In Bengal in particular, the addition of Suvendu Adhikari’s clan to its resources will make the BJP believe it can do really well in the 30 seats that poll on Saturday. The party had led in 20 of the 30 assembly segments here two years ago and had a vote share of over 46%, one of the few areas in the state where it bested the Trinamool.
Trinamool will hope that Mamata Banerjee contesting from Nandigram, which abuts the area, will give it a boost and dent its losses from 2016, when it won 27 of these seats. Much will also depend on how the Left, once the dominant force in these parts, fares. Between 2016 and 2019, its vote share collapsed from over 28% to just around 5% and it did not lead in a single assembly segment in 2019 just as in the rest of the state.
In Assam, the area that polls on Saturday would see Congress almost singlehandedly having to take on BJP and AGP, smaller partners in both alliances having relatively little role in the upper Assam belt.

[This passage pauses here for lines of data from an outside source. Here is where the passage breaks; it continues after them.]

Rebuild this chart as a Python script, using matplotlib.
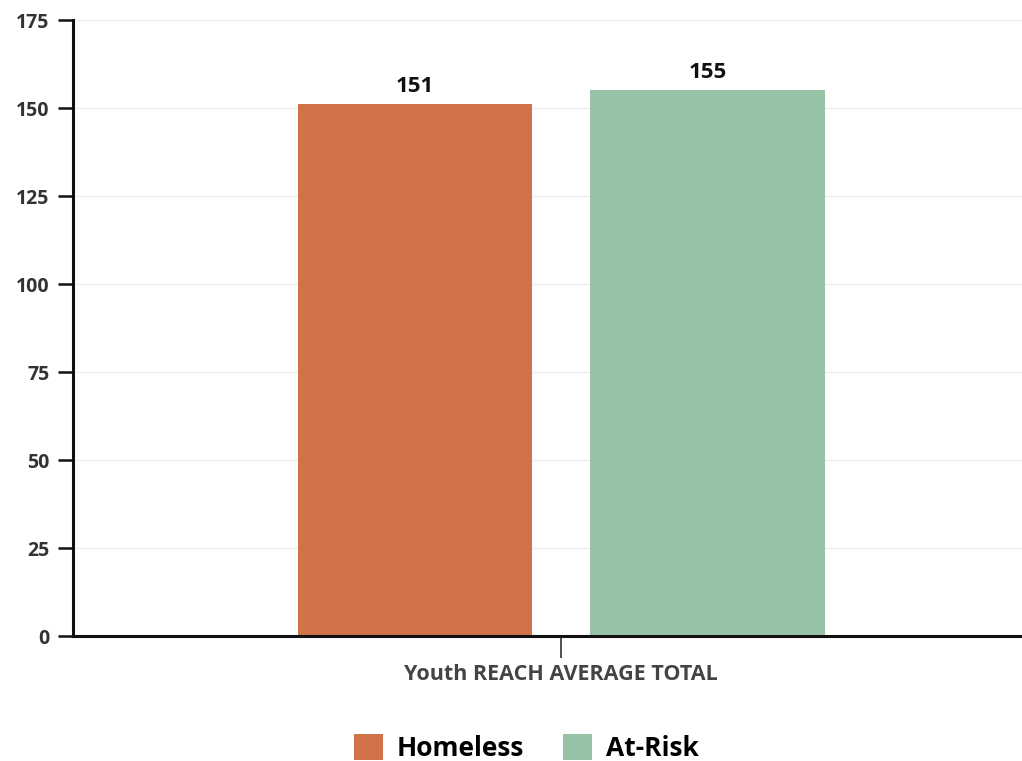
import matplotlib.pyplot as plt
from matplotlib.patches import Patch

plt.rcParams['font.family'] = ['Open Sans', 'DejaVu Sans']

categories = ['Youth REACH AVERAGE TOTAL']
series = ['Homeless', 'At-Risk']
values = [151, 155]
colors = ['#D07349', '#98C2A6']
yticks = [0, 25, 50, 75, 100, 125, 150, 175]

fig = plt.figure(figsize=(10.22, 7.61), dpi=100)
ax = fig.add_axes([73/1022, 1 - 636/761, 949/1022, 616/761])

offsets = [-0.15, 0.15]
width = 0.24
for off, v, c in zip(offsets, values, colors):
    ax.bar(off, v, width=width, color=c, zorder=2)
    ax.text(off, v + 2, str(v), ha='center', va='bottom',
            fontsize=16, fontweight='bold', color='#111111')

ax.set_xlim(-0.5, 0.472)
ax.set_ylim(0, 175)
ax.set_yticks(yticks)
ax.set_yticklabels([str(t) for t in yticks], fontsize=14, fontweight='bold', color='#333333')
ax.set_xticks([0])
ax.set_xticklabels(categories, fontsize=15.5, fontweight='bold', color='#444444')
ax.tick_params(axis='y', length=11, width=1.8, color='#111111', pad=6)
ax.tick_params(axis='x', length=16, width=1.2, color='#333333', pad=4)
ax.yaxis.grid(True, color='#eeeeee', linewidth=1, zorder=0)
ax.set_axisbelow(True)

for s in ['top', 'right']:
    ax.spines[s].set_visible(False)
for s in ['left', 'bottom']:
    ax.spines[s].set_linewidth(2.2)
    ax.spines[s].set_color('#111111')

handles = [Patch(facecolor=c, label=s) for s, c in zip(series, colors)]
fig.legend(handles=handles, loc='center', bbox_to_anchor=(0.515, 1 - 748/761),
           ncol=2, frameon=False, handlelength=1.1, handleheight=1.1,
           columnspacing=1.5, handletextpad=0.5,
           prop={'size': 19, 'weight': 'bold'})

fig.savefig('out.png', dpi=100)
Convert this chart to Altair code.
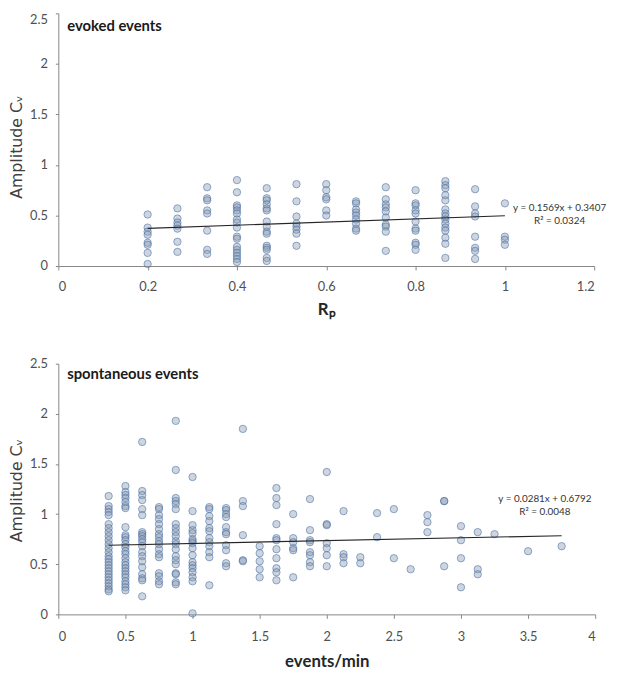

Congress will hope that the CAA issue will adversely affect the ruling alliance here, unlike in some other parts of the state, but whether that happens is a moot question.
BJP has been wary of raising the issue in the state but has reason to believe it may not matter as much as the opposition hopes it will. At stake for BJP is also the push for achieving a majority on its own in the state assembly. If that is to happen, it must ensure it does not lose ground from 2016, when it won 27 seats, even if it can’t repeat the 2019 performance of 34 leads.